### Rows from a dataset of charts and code
** start **
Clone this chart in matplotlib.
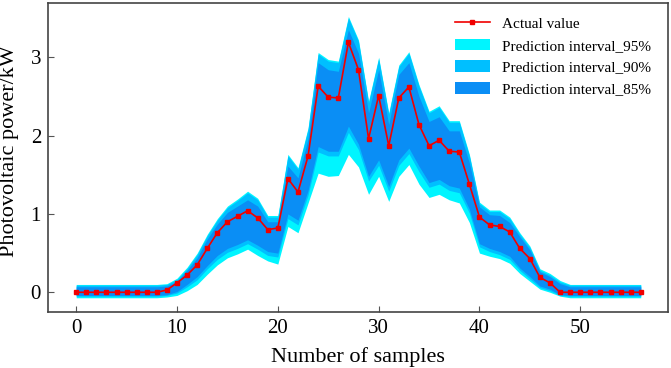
import matplotlib
matplotlib.use("Agg")
import matplotlib.pyplot as plt
import numpy as np

samples = list(range(57))

actual = [0, 0, 0, 0, 0, 0, 0, 0, 0, 0.03, 0.12, 0.22, 0.35, 0.56, 0.76, 0.90, 0.97, 1.04,
          0.95, 0.80, 0.82, 1.45, 1.28, 1.74, 2.63, 2.49, 2.48, 3.19, 2.84, 1.96, 2.51,
          1.87, 2.48, 2.62, 2.14, 1.87, 1.94, 1.80, 1.79, 1.38, 0.96, 0.86, 0.84, 0.77,
          0.56, 0.43, 0.19, 0.12, 0, 0, 0, 0, 0, 0, 0, 0, 0]

upper95 = [0.10] * 9 + [0.11, 0.18, 0.32, 0.50, 0.74, 0.94, 1.10, 1.19, 1.29, 1.20, 0.98,
          0.98, 1.76, 1.59, 2.10, 3.06, 2.97, 2.95, 3.52, 3.22, 2.44, 3.00, 2.29, 2.90,
          3.07, 2.65, 2.31, 2.38, 2.19, 2.19, 1.76, 1.15, 1.05, 1.05, 0.96, 0.76, 0.59,
          0.30, 0.24, 0.15] + [0.10] * 8
lower95 = [-0.07] * 9 + [-0.06, -0.04, 0.02, 0.10, 0.23, 0.35, 0.44, 0.49, 0.55, 0.47, 0.40,
          0.36, 0.84, 0.76, 1.14, 1.52, 1.48, 1.49, 1.76, 1.60, 1.25, 1.48, 1.16, 1.48,
          1.63, 1.38, 1.21, 1.25, 1.18, 1.14, 0.89, 0.50, 0.46, 0.43, 0.37, 0.24, 0.14,
          0.04, 0.00, -0.05] + [-0.07] * 8

upper90 = [0.09] * 9 + [0.10, 0.16, 0.30, 0.48, 0.72, 0.92, 1.08, 1.17, 1.27, 1.18, 0.96,
          0.96, 1.74, 1.57, 2.08, 3.04, 2.95, 2.93, 3.50, 3.20, 2.42, 2.98, 2.27, 2.88,
          3.05, 2.63, 2.29, 2.36, 2.17, 2.17, 1.74, 1.13, 1.03, 1.03, 0.94, 0.74, 0.57,
          0.28, 0.22, 0.13] + [0.09] * 8
lower90 = [-0.05] * 9 + [-0.04, -0.01, 0.07, 0.16, 0.30, 0.42, 0.51, 0.56, 0.62, 0.55, 0.47,
          0.45, 0.94, 0.86, 1.24, 1.79, 1.74, 1.74, 2.04, 1.82, 1.42, 1.62, 1.29, 1.62,
          1.77, 1.54, 1.34, 1.38, 1.30, 1.27, 1.01, 0.58, 0.52, 0.48, 0.42, 0.28, 0.17,
          0.06, 0.02, -0.04] + [-0.05] * 8

upper85 = [0.07] * 9 + [0.08, 0.14, 0.28, 0.44, 0.68, 0.87, 1.02, 1.10, 1.18, 1.10, 0.90,
          0.90, 1.61, 1.46, 1.96, 2.93, 2.84, 2.82, 3.35, 3.05, 2.29, 2.84, 2.14, 2.78,
          2.93, 2.50, 2.18, 2.24, 2.06, 2.06, 1.65, 1.09, 0.99, 0.98, 0.89, 0.71, 0.54,
          0.26, 0.20, 0.11] + [0.07] * 8
lower85 = [-0.04] * 9 + [-0.03, 0.01, 0.10, 0.20, 0.34, 0.47, 0.56, 0.61, 0.67, 0.60, 0.52,
          0.50, 1.00, 0.92, 1.30, 1.86, 1.80, 1.80, 2.12, 1.89, 1.48, 1.69, 1.35, 1.69,
          1.84, 1.61, 1.40, 1.44, 1.36, 1.33, 1.06, 0.62, 0.56, 0.52, 0.46, 0.31, 0.20,
          0.08, 0.04, -0.03] + [-0.04] * 8

xticks = [0, 10, 20, 30, 40, 50]
yticks = [0, 1, 2, 3]

plt.rcParams['font.family'] = ['Liberation Serif', 'DejaVu Serif']

fig = plt.figure(figsize=(6.71, 3.68), dpi=100)
ax = fig.add_axes([0.0715, 0.1525, 0.924, 0.839])

ax.fill_between(samples, lower95, upper95, color='#00F5FF', linewidth=0,
                label='Prediction interval_95%')
ax.fill_between(samples, lower90, upper90, color='#00BFFF', linewidth=0,
                label='Prediction interval_90%')
ax.fill_between(samples, lower85, upper85, color='#0A8EF5', linewidth=0,
                label='Prediction interval_85%')
ax.plot(samples, actual, color='#F00000', lw=1.2, marker='s', markersize=3.5,
        label='Actual value')

ax.set_xlim(-2.8, 58.7)
ax.set_ylim(-0.25, 3.69)
ax.set_xticks(xticks)
ax.set_yticks(yticks)
ax.tick_params(direction='in', length=4, width=0.8, labelsize=15, colors='#555555',
               labelcolor='black', pad=5)
for s in ax.spines.values():
    s.set_color('#444444')
    s.set_linewidth(1.2)

ax.set_xlabel('Number of samples', fontsize=16, labelpad=7)
ax.set_ylabel('Photovoltaic power/kW', fontsize=16)
ax.yaxis.set_label_coords(-0.046, 0.52)

handles, labels = ax.get_legend_handles_labels()
order = [3, 0, 1, 2]
ax.legend([handles[i] for i in order], [labels[i] for i in order],
          loc='upper right', frameon=False, fontsize=11, handlelength=2.3,
          handleheight=0.8, handletextpad=0.8, labelspacing=0.5, borderaxespad=0.5,
          bbox_to_anchor=(0.995, 1.0))

fig.savefig('out.png', dpi=100)
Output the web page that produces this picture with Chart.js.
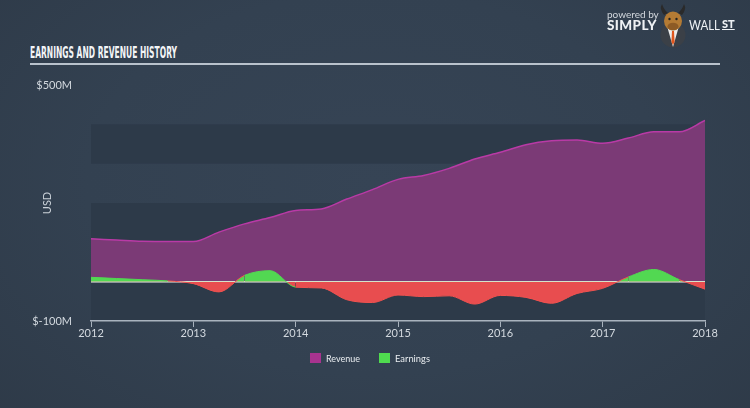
** end **
### DESCRIPTION OF THE TASK
Exact duplication of all the records is required; pictures are omitted from the copy.

### ANSWER TO THE TASK
Clone this chart in matplotlib.
import matplotlib
matplotlib.use("Agg")
import matplotlib.pyplot as plt
import numpy as np

samples = list(range(57))

actual = [0, 0, 0, 0, 0, 0, 0, 0, 0, 0.03, 0.12, 0.22, 0.35, 0.56, 0.76, 0.90, 0.97, 1.04,
          0.95, 0.80, 0.82, 1.45, 1.28, 1.74, 2.63, 2.49, 2.48, 3.19, 2.84, 1.96, 2.51,
          1.87, 2.48, 2.62, 2.14, 1.87, 1.94, 1.80, 1.79, 1.38, 0.96, 0.86, 0.84, 0.77,
          0.56, 0.43, 0.19, 0.12, 0, 0, 0, 0, 0, 0, 0, 0, 0]

upper95 = [0.10] * 9 + [0.11, 0.18, 0.32, 0.50, 0.74, 0.94, 1.10, 1.19, 1.29, 1.20, 0.98,
          0.98, 1.76, 1.59, 2.10, 3.06, 2.97, 2.95, 3.52, 3.22, 2.44, 3.00, 2.29, 2.90,
          3.07, 2.65, 2.31, 2.38, 2.19, 2.19, 1.76, 1.15, 1.05, 1.05, 0.96, 0.76, 0.59,
          0.30, 0.24, 0.15] + [0.10] * 8
lower95 = [-0.07] * 9 + [-0.06, -0.04, 0.02, 0.10, 0.23, 0.35, 0.44, 0.49, 0.55, 0.47, 0.40,
          0.36, 0.84, 0.76, 1.14, 1.52, 1.48, 1.49, 1.76, 1.60, 1.25, 1.48, 1.16, 1.48,
          1.63, 1.38, 1.21, 1.25, 1.18, 1.14, 0.89, 0.50, 0.46, 0.43, 0.37, 0.24, 0.14,
          0.04, 0.00, -0.05] + [-0.07] * 8

upper90 = [0.09] * 9 + [0.10, 0.16, 0.30, 0.48, 0.72, 0.92, 1.08, 1.17, 1.27, 1.18, 0.96,
          0.96, 1.74, 1.57, 2.08, 3.04, 2.95, 2.93, 3.50, 3.20, 2.42, 2.98, 2.27, 2.88,
          3.05, 2.63, 2.29, 2.36, 2.17, 2.17, 1.74, 1.13, 1.03, 1.03, 0.94, 0.74, 0.57,
          0.28, 0.22, 0.13] + [0.09] * 8
lower90 = [-0.05] * 9 + [-0.04, -0.01, 0.07, 0.16, 0.30, 0.42, 0.51, 0.56, 0.62, 0.55, 0.47,
          0.45, 0.94, 0.86, 1.24, 1.79, 1.74, 1.74, 2.04, 1.82, 1.42, 1.62, 1.29, 1.62,
          1.77, 1.54, 1.34, 1.38, 1.30, 1.27, 1.01, 0.58, 0.52, 0.48, 0.42, 0.28, 0.17,
          0.06, 0.02, -0.04] + [-0.05] * 8

upper85 = [0.07] * 9 + [0.08, 0.14, 0.28, 0.44, 0.68, 0.87, 1.02, 1.10, 1.18, 1.10, 0.90,
          0.90, 1.61, 1.46, 1.96, 2.93, 2.84, 2.82, 3.35, 3.05, 2.29, 2.84, 2.14, 2.78,
          2.93, 2.50, 2.18, 2.24, 2.06, 2.06, 1.65, 1.09, 0.99, 0.98, 0.89, 0.71, 0.54,
          0.26, 0.20, 0.11] + [0.07] * 8
lower85 = [-0.04] * 9 + [-0.03, 0.01, 0.10, 0.20, 0.34, 0.47, 0.56, 0.61, 0.67, 0.60, 0.52,
          0.50, 1.00, 0.92, 1.30, 1.86, 1.80, 1.80, 2.12, 1.89, 1.48, 1.69, 1.35, 1.69,
          1.84, 1.61, 1.40, 1.44, 1.36, 1.33, 1.06, 0.62, 0.56, 0.52, 0.46, 0.31, 0.20,
          0.08, 0.04, -0.03] + [-0.04] * 8

xticks = [0, 10, 20, 30, 40, 50]
yticks = [0, 1, 2, 3]

plt.rcParams['font.family'] = ['Liberation Serif', 'DejaVu Serif']

fig = plt.figure(figsize=(6.71, 3.68), dpi=100)
ax = fig.add_axes([0.0715, 0.1525, 0.924, 0.839])

ax.fill_between(samples, lower95, upper95, color='#00F5FF', linewidth=0,
                label='Prediction interval_95%')
ax.fill_between(samples, lower90, upper90, color='#00BFFF', linewidth=0,
                label='Prediction interval_90%')
ax.fill_between(samples, lower85, upper85, color='#0A8EF5', linewidth=0,
                label='Prediction interval_85%')
ax.plot(samples, actual, color='#F00000', lw=1.2, marker='s', markersize=3.5,
        label='Actual value')

ax.set_xlim(-2.8, 58.7)
ax.set_ylim(-0.25, 3.69)
ax.set_xticks(xticks)
ax.set_yticks(yticks)
ax.tick_params(direction='in', length=4, width=0.8, labelsize=15, colors='#555555',
               labelcolor='black', pad=5)
for s in ax.spines.values():
    s.set_color('#444444')
    s.set_linewidth(1.2)

ax.set_xlabel('Number of samples', fontsize=16, labelpad=7)
ax.set_ylabel('Photovoltaic power/kW', fontsize=16)
ax.yaxis.set_label_coords(-0.046, 0.52)

handles, labels = ax.get_legend_handles_labels()
order = [3, 0, 1, 2]
ax.legend([handles[i] for i in order], [labels[i] for i in order],
          loc='upper right', frameon=False, fontsize=11, handlelength=2.3,
          handleheight=0.8, handletextpad=0.8, labelspacing=0.5, borderaxespad=0.5,
          bbox_to_anchor=(0.995, 1.0))

fig.savefig('out.png', dpi=100)
Output the web page that produces this picture with Chart.js.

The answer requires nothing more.